BAI MaxMara (Biblioteca e Archivio di Impresa) houses more than just an archive – it is a sprawling home of inspiration and the very epicentre of the MaxMara world, chronicling the company’s seven decades from its founding to today, all the while documenting MaxMara savoir-faire, as well as the history of fashion itself. And it’s a portal to the future. Every season, MaxMara’s creative team immerses itself in the archive, and by looking at its history and the future, MaxMara reinvents itself.

Laura Lusuardi. Courtesey of MaxMara BAI

Laura Lusuardi, Fashion Coordinator, is the host of this magical place, and a firsthand witness to the company’s incredible story. “When I started in 1964 I was a young girl; we were just few [people] and I assisted Dottore Achille and the very first designers he brought from France to Emilia, learning everything “.

From tailor to tailleur

MaxMara history starts with Maramotti, himself, a young man gifted in the art and tradition of sartoria (tailoring), thanks to his mother, director of tailoring and pattern-making school, his grandmother, head of a dressmaking shop, and with a preternatural foresight for investing in fashion. From Day One, Maramotti loved to dress women with an unwavering design ethos that combined functionality and quality. Just as quickly as MaxMara would grow from Reggio Emilia to a worldwide company with 2500 outposts, Maramotti sensed the importance of preserving savoir-faire and memory while always seeking innovation with new creative talents.
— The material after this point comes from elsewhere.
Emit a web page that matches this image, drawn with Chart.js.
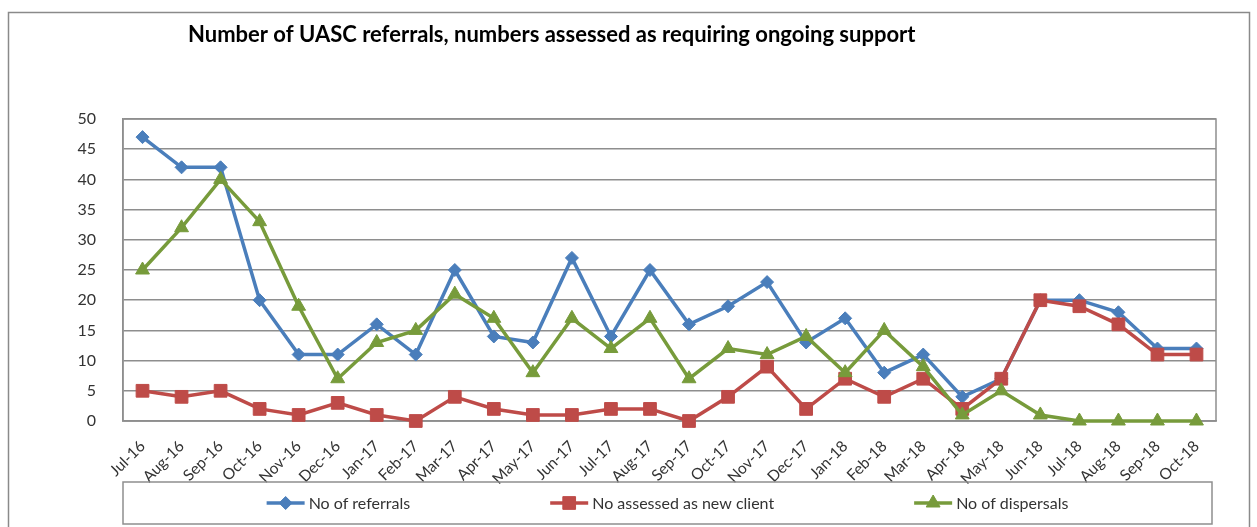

Exploring BAI is to take a journey through Maramotti’s dual-driven philosophy of heritage and inspiration.  A three-story sartorial Hall of Prophecy, there are kilometres (or so if feels) of corridors of coats and clothing of all kinds, 20,000 original sketches, patterns and designs (digitalised as well), volumes of the company’s first graphics, logos and advertisements, rolls and pieces of half-century-old fabrics. You’ll find the first paletot from the 50s, the original POP collection (designed by Lison Bonfils), the 1969 inception of Sportmax (and arrival of extraordinary consultants such as Karl Lagerfeld, and Jean-Charles de Castelbajac), and the return of Maxmara with the Maestra of the Manteau, Anne-Marie Beretta, designer of the iconic 101801 coat in 1981 whose call to arms “By woman, For Women” still leads the company today.

Courtesey of MaxMara BAI

And then there is the research library, an encyclopaedic space with 40,000 historical fashion magazines, 6000 books and 8000 vintage clothing items and accessories from the 20th century forward sourced by Lusuardi and her team and organised by kind and date.

Time Capsule

Time travel decades in the hanging room with precious and original Balenciaga dresses, a Chanel suit personally owned by Coco, Audrey Hepburn’s 1976 Yves Saint Lauren velvet coat, to name a few. Singular to the archive is the phalanx of uniforms representing international and ethnic military costumes. Perhaps the most moving part of the collection are the donations, beautiful bespoke pieces that tell stories from women like Enrica Massei, Franca Sozzani, Marit Allen, Carine Roitfield, and Laura Lusuardi herself.  Each piece is a time capsule, telling a story, making BAI more than a history but also an education available to today’s and future creatives.

Courtesey of MaxMara BAI

Laura opens boxes on boxes and while her hands search, caress, and fold with passion and energy that have fuelled her for 56 years to safeguard every single element that makes up Maxmara history.  She built this world when MaxMara relocated from its original location (a splendid example of Rationalist architecture which now houses Collezione Maramotti, the family’s art collection) to its new building in the MaxMara campus in 2003. While leaving, she tells us, she looked around at what was left abandoned and collected up everything she could – objects and memories like sports cups, old calculators, polaroids, saving them all for those who would come, effectively creating what would become an intrepid sartorial adventure into the past, present and future.